I would say to anyone in a family situation, remember we are all trying our best and to apply as much love, forgiveness and kindness we can muster under trying circumstances. When we treat ourselves with kindess and love first, it gives us what we look for in our relating with others and so our connection is no longer based on need. When we are full of (self) love, we find that our energy is naturally supportive of others (they do not sense any underlying tension) and the whole dynamic is eased and raised up. I say this over and over but it is worth repeating, the best service we can render this planet is to be in a state of continuous kindness to oneself (despite the mind trying to convince us otherwise) and this releases not only our own self imposed limitations but provides an environment whereby others feel safe, loved and ‘held’ enough to do likewise. We become living examples of mankind’s potential.

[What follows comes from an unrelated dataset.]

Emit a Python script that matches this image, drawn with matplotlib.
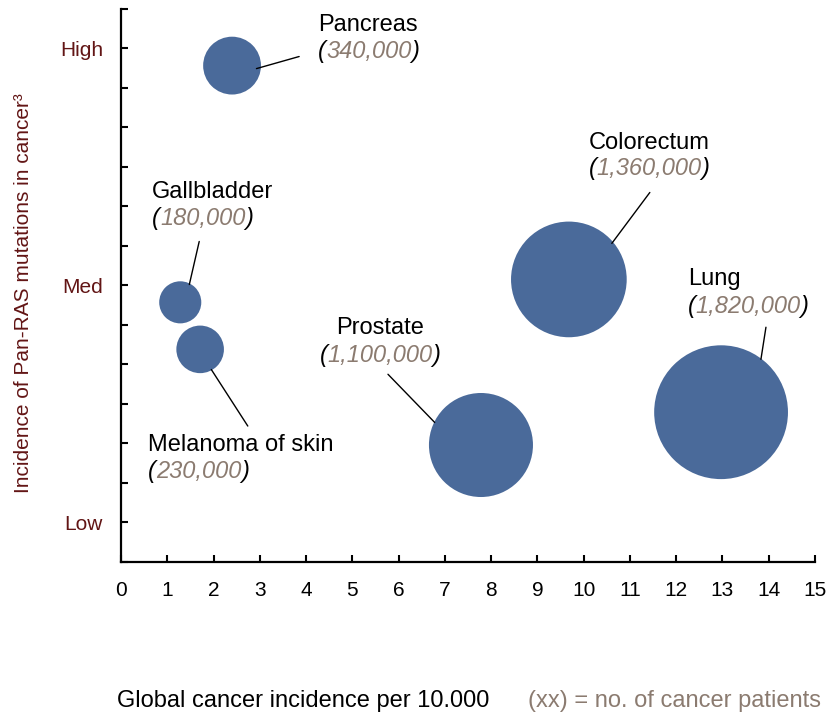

I am sending you much love, support and encouragement.
Warmly, Jeddah

Hi Jeddah,
Some time ago I came across a quote attributed to you and I thought, “This is some good thinking.” But I thought you were a dead person (some writer from the past).
Now I’m pleased to find you are not dead. I’m guessing you’re also pleased about this (joke).
In any case, I just wanted to say, I like how you express the truths.
I also write about such things, and sometimes, people say they really like what I write.
So, just sayin’,… I like what you write.